Booklist’s starred review says: “Award–winning novelist Dubus debuted as a short story writer nearly 25 years ago. He now reclaims the form in an incisive collection of subtly linked tales set in a changing coastal town. With fresh energy and conviction, Dubus explores the demands and disappointments of desire and marriage, generating a critical mass of sensory detail and refined suspense. A desperately orderly man hires a detective to follow his longtime, suddenly unfaithful wife. Two overweight loners attempt to find the intimacy other couples seem to take for granted. A bartender posing as a poet and living on charm and evasiveness suddenly faces the realities of fatherhood. In the unforgettable novella “Dirty Love,” Devon is hounded out of high school when a dirty cell-phone video, recorded without her permission, is posted online. She seeks sanctuary with her great-uncle Francis, a retired teacher haunted by his experiences in the Korean War. Dubus’ emotional discernment, sexual candor, penetrating evocation of place, sensitivity to family conflicts, and keen attunement to the perils of our embrace of “iEverything”—from online sexual roulette to cyberbullying and violent video games—are electrifying, compassionate, and profound. These are masterful and ravishing tales of loneliness, confusion, betrayal, the hunger for oblivion, and the quest for forgiveness.”
Ron Charles writes in the Washington Post: “It’s that just-out-of-reach desire that creates such poignancy in each of these stories, including one about a philandering bartender named Robert, who likes to pretend he’s a poet. He’s not, but Dubus is. He’s got a transparent, easy style that’s never self-consciously lyrical but constantly delivers phrases of insight and gentle wit that lay open these characters without scalding them with irony, as we’ve come to expect from so many clever novelists.”
Says Library Journal: The latest from the best-selling author of The Garden of Last Days and House of Sand and Fog is a collection of loosely linked novellas that explore, with devastating detail, the failings and never-ending needs of people who search for fulfillment in work, food, sex, and love. Dubus’s characters are flawed individuals who discover how life is easy to screw up. Marla, an overweight young woman, at last finds love but loses herself. Robert, a bartender and aspiring poet, betrays his pregnant wife. Mark, a controlling manager, catches his wife of 25 years in an affair. And Devon, a teenage girl in the astounding and timely title novella, flees the fallout of an intimate image of herself posted online. She escapes to her uncle’s house, seeking his respect, and befriends a soldier on the Internet who offers her redemption. VERDICT Filled with heartbreak, slices of happiness, and unrelenting hope, this expertly crafted collection depicts human weakness and our amazing capacity for forgiveness. Dubus fans will embrace this latest work, as will lovers of the short story and fiction. Highly recommended.

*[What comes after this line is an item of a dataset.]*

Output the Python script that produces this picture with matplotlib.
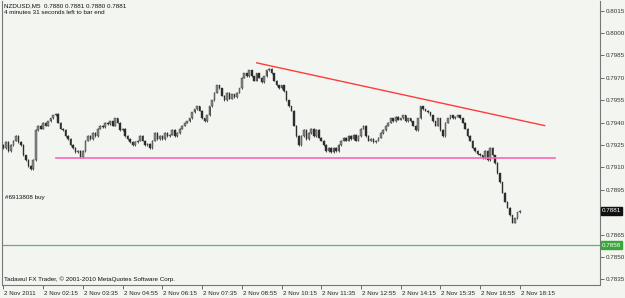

Kirkus Reviews says: Dubus anatomizes personal–especially sexual–relationships brilliantly in these loosely concatenated novellas. At the center of the characters’ world are the small, economically depressed towns in Massachusetts where waiters, waitresses, bartenders and bankers live and move and have their being. To Dubus’ credit, he doesn’t feel he has to solve their personal problems and the intricate twists of their relationships. Instead, he chronicles what’s going on with sympathy but without any sense that he needs to rescue them. In the first narrative, we meet hapless Mark Welch, who’s recently found out his wife, Laura, is having an affair with a banker. Although occasionally picking up and hefting a piece of lead pipe, Mark ultimately finds himself powerless to change the circumstances of his life. In the second story we follow Marla, a physically unprepossessing bank teller (yes, she works at the same bank as Laura’s lover) who feels her life slipping away from her. She begins a desultory affair with a 37-year-old engineer whose passions tend toward video games and keeping his house pathologically clean. The next story introduces us to Robert Doucette, bartender and poet manqué, who marries Althea, a sweet but reticent upholsterer. In the final months of Althea’s pregnancy, Robert has hot sex with Jackie, a waitress at the restaurant, and Althea finds this out and simultaneously goes into labor. The final narrative focuses on Devon, an 18-year-old waitress at the tavern where Robert works. To get away from an abusive father, she lives with a considerate great uncle (who harbors his own secrets), but she has to deal with the unintended consequences of an untoward sexual act that was disseminated through social media. First-rate fiction by a dazzling talent.
When is it available?
“Dirty Love” is on the shelves at the Albany and Dwight branches of the Hartford Public Library.